Valve believes discounts can end up helping both customers and developers

Jul 12, 2012 13:05 GMT  ·  By

Valve’s Head of Business Development, Jason Holtman, talked about the aggressive discounts featured on its Steam digital distribution service and revealed that they don’t harm video games in general, as they just help draw in more people to franchises and developers.

With the growing popularity of digital distribution services like Steam, Origin, Green Man Gaming or GOG, PC gamers have gotten used to seeing many impressive discounts.

This, according to executives from Origin or GOG, do more harm than good, as customers would rather wait for these inevitable discounts than buy games at full price.

That’s not so, at least according to Valve’s Jason Holtman, who told Eurogamer that discounts actually end up helping developers, publishers, and their franchises.

"If this were all about a cheapening and somehow lessening the money out there or somehow customers don't want to pay any more, they think everything should be like a used car lot - sticker price is not the real price - you'd feel that and you'd get real reinforcement of that. We don't see any of that. We see people buying a lot and enjoying it and playing a lot,” Holtman said.

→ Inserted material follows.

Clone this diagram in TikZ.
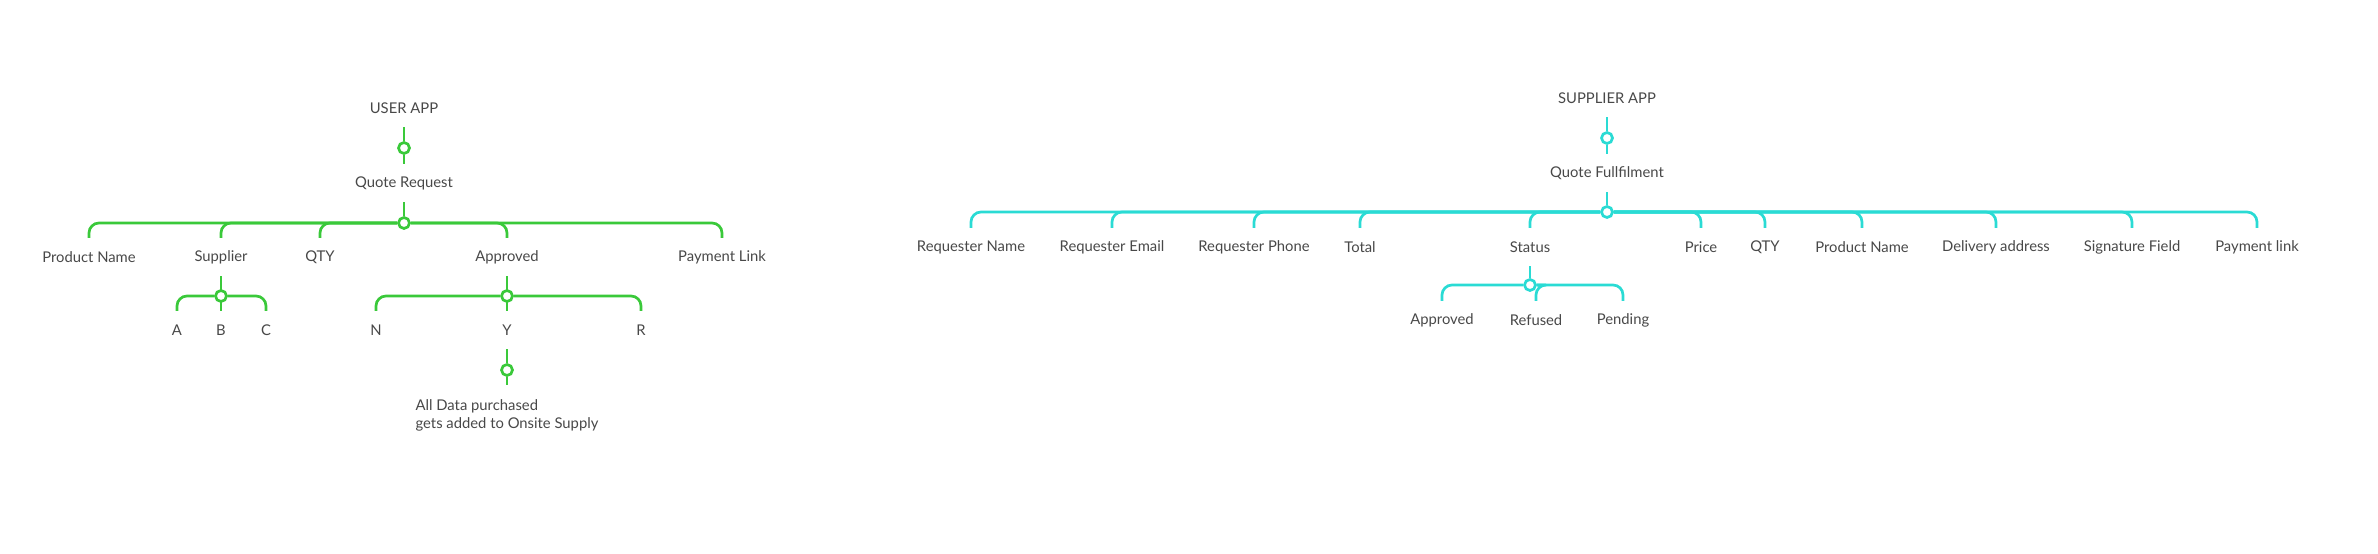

"Discounting is one small function of what we do. It's one small function of our market and our store. It certainly doesn't seem to be anything that cheapens IP. We do it with our own games. If we thought having a 75 per cent sale on Portal 2 would cheapen Portal 2, we wouldn't do it. We know there are all kinds of ways customers consume things, get value, come back, build franchises. We think lots of those things strengthen it."

According to Holtman, if what rivals are saying turned out to be true, then sales would decline in regular periods and only increase during discounts periods, but that isn’t happening, at least with Steam.

"If all that were true, nobody would ever pre-purchase a game ever on Steam, ever again. You would in the back of your mind be like, okay, in six months to a year, maybe it'll be 50 per cent off on a day or a weekend or during one of our seasonal promotions. But our pre-orders are bigger than they used to be. And our day one sales are bigger than they used to be. Our first week, second week, third week, all those are bigger. “

The end goal of a discount, in Holtman’s eyes, is to make a game accessible to those who’ve yet to try it and, if the game is worthy, those players will pay more attention to sequels in the franchise or new titles from that same developer.

"What's happened with those sales is, you've probably caught somebody and introduced them to a game when they haven't had it, and they've played it, and the next time the franchise comes out or the next move from that publisher, the next move from the partner, they've just become more avid gamers.

Steam is expected to kick off its long awaited traditional Summer Sale this month, during which it will implement major discounts on all sorts of big games.